[Prompt]: Skip every picture and transcribe the remaining material exactly.

[Raw data]:
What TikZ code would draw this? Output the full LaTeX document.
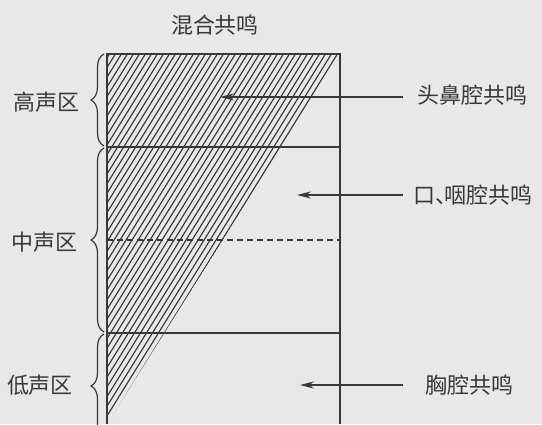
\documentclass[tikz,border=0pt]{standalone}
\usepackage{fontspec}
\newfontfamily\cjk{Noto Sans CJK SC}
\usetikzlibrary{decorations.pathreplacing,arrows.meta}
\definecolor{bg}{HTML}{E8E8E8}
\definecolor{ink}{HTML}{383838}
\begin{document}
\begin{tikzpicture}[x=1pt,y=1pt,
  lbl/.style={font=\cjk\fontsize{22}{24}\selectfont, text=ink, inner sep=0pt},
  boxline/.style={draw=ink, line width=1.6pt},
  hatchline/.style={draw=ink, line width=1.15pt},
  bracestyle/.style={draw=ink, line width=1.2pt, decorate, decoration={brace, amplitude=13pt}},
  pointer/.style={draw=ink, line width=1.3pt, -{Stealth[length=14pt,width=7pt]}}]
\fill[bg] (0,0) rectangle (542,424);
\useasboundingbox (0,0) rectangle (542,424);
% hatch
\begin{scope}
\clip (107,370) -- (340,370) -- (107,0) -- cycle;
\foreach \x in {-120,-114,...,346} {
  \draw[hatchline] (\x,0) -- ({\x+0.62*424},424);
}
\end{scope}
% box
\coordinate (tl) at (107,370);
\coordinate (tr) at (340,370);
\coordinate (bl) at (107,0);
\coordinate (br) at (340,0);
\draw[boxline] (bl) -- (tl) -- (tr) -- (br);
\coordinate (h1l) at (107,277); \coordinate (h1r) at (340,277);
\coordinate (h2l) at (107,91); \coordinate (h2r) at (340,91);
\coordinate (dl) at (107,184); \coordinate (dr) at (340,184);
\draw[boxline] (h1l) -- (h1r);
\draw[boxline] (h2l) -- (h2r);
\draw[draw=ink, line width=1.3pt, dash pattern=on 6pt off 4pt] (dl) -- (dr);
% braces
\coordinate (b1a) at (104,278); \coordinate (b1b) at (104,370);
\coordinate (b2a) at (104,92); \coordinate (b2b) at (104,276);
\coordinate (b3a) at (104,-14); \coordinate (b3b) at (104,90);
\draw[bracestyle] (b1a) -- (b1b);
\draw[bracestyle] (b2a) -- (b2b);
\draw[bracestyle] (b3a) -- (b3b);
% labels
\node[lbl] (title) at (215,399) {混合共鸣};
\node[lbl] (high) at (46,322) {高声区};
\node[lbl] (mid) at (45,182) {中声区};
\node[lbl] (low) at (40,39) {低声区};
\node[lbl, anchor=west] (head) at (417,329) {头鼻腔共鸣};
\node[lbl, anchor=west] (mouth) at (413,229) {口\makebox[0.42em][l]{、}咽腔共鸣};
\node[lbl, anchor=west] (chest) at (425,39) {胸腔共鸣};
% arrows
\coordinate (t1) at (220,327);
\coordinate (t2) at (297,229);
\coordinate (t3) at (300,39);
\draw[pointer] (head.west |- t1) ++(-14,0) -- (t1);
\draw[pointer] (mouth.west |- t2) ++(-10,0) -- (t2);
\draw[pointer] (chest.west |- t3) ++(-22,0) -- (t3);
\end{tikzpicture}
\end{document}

[Finished answer]:
What TikZ code would draw this? Output the full LaTeX document.
\documentclass[tikz,border=0pt]{standalone}
\usepackage{fontspec}
\newfontfamily\cjk{Noto Sans CJK SC}
\usetikzlibrary{decorations.pathreplacing,arrows.meta}
\definecolor{bg}{HTML}{E8E8E8}
\definecolor{ink}{HTML}{383838}
\begin{document}
\begin{tikzpicture}[x=1pt,y=1pt,
  lbl/.style={font=\cjk\fontsize{22}{24}\selectfont, text=ink, inner sep=0pt},
  boxline/.style={draw=ink, line width=1.6pt},
  hatchline/.style={draw=ink, line width=1.15pt},
  bracestyle/.style={draw=ink, line width=1.2pt, decorate, decoration={brace, amplitude=13pt}},
  pointer/.style={draw=ink, line width=1.3pt, -{Stealth[length=14pt,width=7pt]}}]
\fill[bg] (0,0) rectangle (542,424);
\useasboundingbox (0,0) rectangle (542,424);
% hatch
\begin{scope}
\clip (107,370) -- (340,370) -- (107,0) -- cycle;
\foreach \x in {-120,-114,...,346} {
  \draw[hatchline] (\x,0) -- ({\x+0.62*424},424);
}
\end{scope}
% box
\coordinate (tl) at (107,370);
\coordinate (tr) at (340,370);
\coordinate (bl) at (107,0);
\coordinate (br) at (340,0);
\draw[boxline] (bl) -- (tl) -- (tr) -- (br);
\coordinate (h1l) at (107,277); \coordinate (h1r) at (340,277);
\coordinate (h2l) at (107,91); \coordinate (h2r) at (340,91);
\coordinate (dl) at (107,184); \coordinate (dr) at (340,184);
\draw[boxline] (h1l) -- (h1r);
\draw[boxline] (h2l) -- (h2r);
\draw[draw=ink, line width=1.3pt, dash pattern=on 6pt off 4pt] (dl) -- (dr);
% braces
\coordinate (b1a) at (104,278); \coordinate (b1b) at (104,370);
\coordinate (b2a) at (104,92); \coordinate (b2b) at (104,276);
\coordinate (b3a) at (104,-14); \coordinate (b3b) at (104,90);
\draw[bracestyle] (b1a) -- (b1b);
\draw[bracestyle] (b2a) -- (b2b);
\draw[bracestyle] (b3a) -- (b3b);
% labels
\node[lbl] (title) at (215,399) {混合共鸣};
\node[lbl] (high) at (46,322) {高声区};
\node[lbl] (mid) at (45,182) {中声区};
\node[lbl] (low) at (40,39) {低声区};
\node[lbl, anchor=west] (head) at (417,329) {头鼻腔共鸣};
\node[lbl, anchor=west] (mouth) at (413,229) {口\makebox[0.42em][l]{、}咽腔共鸣};
\node[lbl, anchor=west] (chest) at (425,39) {胸腔共鸣};
% arrows
\coordinate (t1) at (220,327);
\coordinate (t2) at (297,229);
\coordinate (t3) at (300,39);
\draw[pointer] (head.west |- t1) ++(-14,0) -- (t1);
\draw[pointer] (mouth.west |- t2) ++(-10,0) -- (t2);
\draw[pointer] (chest.west |- t3) ++(-22,0) -- (t3);
\end{tikzpicture}
\end{document}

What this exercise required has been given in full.